While Clinton escaped legal consequences, the scandal broke Foster, as according to PBS the whole thing made him “quite sick”:
He was integrally involved in Travelgate, having been consulted by Watkins because he was a White House lawyer. He’d overseen the ‘investigation’ of the seven Travel Office employees (though he’d always been cautious about acting precipitously). He’d participated in meetings with the FBI. And most importantly, he’d discussed the problem with Hillary – who had impatiently asked him “what’s being done” about those crooked, disloyal Travel Office people.
The Post described Travelgate as becoming an “obsession” for Foster, especially when he and William Kennedy, who had been under Foster’s tutelage in the counsel office, were singled out for the blame. Kennedy was reprimanded over the incident, as Foster had assigned him to investigate the Travel Office. Ravaged with guilt, Foster begged his boss, White House counsel Bernard Nussbaum, for him to take the fall rather than Kennedy. Foster started “shouting” when Nussbaum denied his request, which was out of character for Foster.
It only grew worse for Foster from there, as he came under attack from a couple of editorials in The Wall Street Journal and was obsessively worried about being called in front of Congressional hearings because, as National Review‘s Stanley Kurtz writes, “After erasing Hillary’s fingerprints from the travel office firings, Foster knew he’d be vulnerable to charges of having misled congressional investigators while he was under oath.” Foster even considered resigning, but couldn’t face the embarrassment and shame that would have come with it. Foster’s last weeks of life were described as him being a “shell” and “going through the motions at work” as his anxiety consumed to the point where he couldn’t sleep, couldn’t eat and had to deal with sleep-deprived nights. He told his sister that he was suffering from depression and didn’t know what to do. She gave him a couple of psychiatrists to call, but he never met with them and took anti-depressant medication instead. Eventually, it all became too much for Foster.
4. Foster shot himself in the mouth with a revolver. On July 20, 1993 at 1 pm, Foster left his office with the words “I’ll be back.” At 5:30 pm, Foster’s body was discovered “resting on a slope beside a Civil War cannon.”
5. His death has been verified to be a suicide.

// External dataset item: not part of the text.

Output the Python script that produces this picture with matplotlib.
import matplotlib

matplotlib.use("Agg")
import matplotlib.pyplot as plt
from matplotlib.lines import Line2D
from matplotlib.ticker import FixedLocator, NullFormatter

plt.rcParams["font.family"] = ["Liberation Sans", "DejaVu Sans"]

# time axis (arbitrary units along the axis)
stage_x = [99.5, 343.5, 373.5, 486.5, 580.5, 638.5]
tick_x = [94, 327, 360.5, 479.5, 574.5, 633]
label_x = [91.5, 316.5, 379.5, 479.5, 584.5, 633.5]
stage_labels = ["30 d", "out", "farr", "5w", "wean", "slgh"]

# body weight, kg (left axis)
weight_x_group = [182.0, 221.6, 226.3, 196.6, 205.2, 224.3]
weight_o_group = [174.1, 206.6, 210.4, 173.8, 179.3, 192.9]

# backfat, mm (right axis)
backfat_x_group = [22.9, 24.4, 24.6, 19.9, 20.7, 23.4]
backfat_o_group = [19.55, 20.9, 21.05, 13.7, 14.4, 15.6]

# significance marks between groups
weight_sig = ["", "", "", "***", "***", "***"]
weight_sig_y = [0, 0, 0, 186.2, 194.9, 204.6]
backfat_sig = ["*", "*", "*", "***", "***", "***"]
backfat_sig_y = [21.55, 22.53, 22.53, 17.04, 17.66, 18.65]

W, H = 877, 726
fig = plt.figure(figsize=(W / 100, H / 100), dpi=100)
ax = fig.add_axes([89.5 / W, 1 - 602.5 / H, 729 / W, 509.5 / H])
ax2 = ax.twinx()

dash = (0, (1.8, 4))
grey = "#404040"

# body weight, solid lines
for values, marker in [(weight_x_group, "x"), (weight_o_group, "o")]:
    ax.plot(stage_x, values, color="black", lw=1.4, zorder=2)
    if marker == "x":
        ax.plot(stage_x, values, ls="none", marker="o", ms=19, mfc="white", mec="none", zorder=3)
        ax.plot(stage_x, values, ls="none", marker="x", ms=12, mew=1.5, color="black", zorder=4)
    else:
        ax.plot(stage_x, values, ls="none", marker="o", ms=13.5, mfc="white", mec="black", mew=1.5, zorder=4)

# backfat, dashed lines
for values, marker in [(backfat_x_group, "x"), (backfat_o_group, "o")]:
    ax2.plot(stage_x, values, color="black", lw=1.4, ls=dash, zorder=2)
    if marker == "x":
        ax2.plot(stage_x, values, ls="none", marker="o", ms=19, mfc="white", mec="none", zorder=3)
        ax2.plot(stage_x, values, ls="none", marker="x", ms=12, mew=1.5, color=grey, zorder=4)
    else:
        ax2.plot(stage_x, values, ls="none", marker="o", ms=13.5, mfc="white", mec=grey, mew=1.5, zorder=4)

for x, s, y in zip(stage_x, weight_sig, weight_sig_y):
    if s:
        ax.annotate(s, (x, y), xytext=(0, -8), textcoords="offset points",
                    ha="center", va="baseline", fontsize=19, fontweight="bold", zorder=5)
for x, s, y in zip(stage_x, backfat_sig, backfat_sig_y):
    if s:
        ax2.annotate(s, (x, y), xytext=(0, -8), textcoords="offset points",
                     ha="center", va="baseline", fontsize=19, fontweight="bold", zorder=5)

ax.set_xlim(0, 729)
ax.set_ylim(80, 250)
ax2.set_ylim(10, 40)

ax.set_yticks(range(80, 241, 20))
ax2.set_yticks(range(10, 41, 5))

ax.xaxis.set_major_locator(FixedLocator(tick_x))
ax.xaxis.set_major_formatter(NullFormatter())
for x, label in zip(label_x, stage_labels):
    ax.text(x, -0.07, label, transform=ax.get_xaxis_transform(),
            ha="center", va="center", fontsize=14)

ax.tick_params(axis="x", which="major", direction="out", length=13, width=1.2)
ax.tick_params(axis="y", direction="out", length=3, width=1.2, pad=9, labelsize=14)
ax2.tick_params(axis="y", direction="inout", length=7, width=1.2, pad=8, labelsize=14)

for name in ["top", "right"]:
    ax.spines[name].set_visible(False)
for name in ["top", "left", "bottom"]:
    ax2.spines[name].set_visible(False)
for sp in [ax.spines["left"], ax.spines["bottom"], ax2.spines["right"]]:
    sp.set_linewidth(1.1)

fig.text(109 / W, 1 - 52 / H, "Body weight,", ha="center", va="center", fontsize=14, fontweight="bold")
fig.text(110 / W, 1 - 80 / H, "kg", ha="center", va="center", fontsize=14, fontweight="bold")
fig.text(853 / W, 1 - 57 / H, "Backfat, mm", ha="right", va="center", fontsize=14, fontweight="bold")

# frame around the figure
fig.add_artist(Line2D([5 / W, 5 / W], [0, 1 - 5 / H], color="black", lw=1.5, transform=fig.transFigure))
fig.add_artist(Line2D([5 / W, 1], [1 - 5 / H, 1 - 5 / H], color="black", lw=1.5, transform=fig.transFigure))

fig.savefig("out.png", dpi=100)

An investigation conducted by the police determined that Foster’s death was suicide. Their findings were confirmed by Whitewater special counsel Robert Fiske and his team of “four lawyers, five physicians, seven FBI agents, approximately 125 witnesses; also DNA tests, microscopes and lasers,” according to the Post, as well as an investigation by Whitewater independent counsel Ken Starr.
6. Trump is repeating yet another conspiracy theory. Trump has already proven in this election cycle that he doesn’t mind promulgating conspiracy theories, such as when he paraded around the garbage National Enquirer story that Sen. Ted Cruz’s (R-TX) father was involved in the assassination former President John F. Kennedy. The notion that Foster was murdered by the Clintons has been a conspiracy theory that has effervesced in online forums and websites such as Infowars, World Net Daily and Accuracy In Media.
7. This may actually benefit Trump. As HotAir‘s Allahpundit writes, “If ‘the Clintons killed Vince Foster’ finds new life among younger voters who already dislike Hillary and don’t remember our first national go-round with this topic 20 years ago, the public’s view of Hillary’s temperament, not Trump’s, will decline. Clinton dirt, real and imagined, is an easy way for Trump to close the gap with her among voters who can’t otherwise imagine elevating him to the presidency.”
However, Trump may be better off using Kurtz’s quote as a line of attack against Clinton: “Vince Foster’s suicide may have been a direct result of Hillary’s attempt to evade responsibility for her own decisions.”